Backward won't work for long tensors after mm()

Santosh_Manicka · September 13, 2018, 2:57pm

In the code snippets below, method 2 produces a gradient whereas method 1 doesn’t. Any clues as to why?
Note that to perform .mm(), the tensor needs to be a float or a double. Also, torch.FloatTensor() doesn’t have a requires_grad option.
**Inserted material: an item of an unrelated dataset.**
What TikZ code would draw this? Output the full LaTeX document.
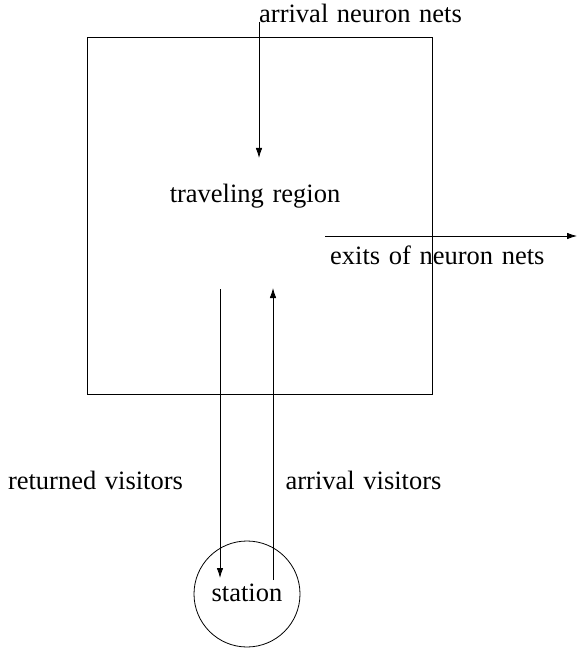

# Method 1 - gradient NOT calculated
C = torch.tensor([0,0,1,0],requires_grad=True).double().view(2,2)  # .double() is needed for .mm() below to work
x = torch.tensor([0.5,0.5]).view(2,1).double()  # .double() is needed for .mm() below to work
x = C.mm(x)
err = (1-x[1,0]).pow(2)
err.backward()
print(C.grad)  # produces None

# Method 2 - gradient is calculated correctly
C = Variable(torch.FloatTensor([0,0,1,0]).view(2,2),requires_grad=True)
x = torch.FloatTensor([0.5,0.5]).view(2,1)
x = C.mm(x)
err = (1-x[1,0]).pow(2)
err.backward()
print(C.grad)  # produces the correct gradient

albanD · September 13, 2018, 3:00pm

Hi,

The call to .double() makes it so that what you store in your variable C is not the tensor that actually requires grad. See this other post for a similar problem.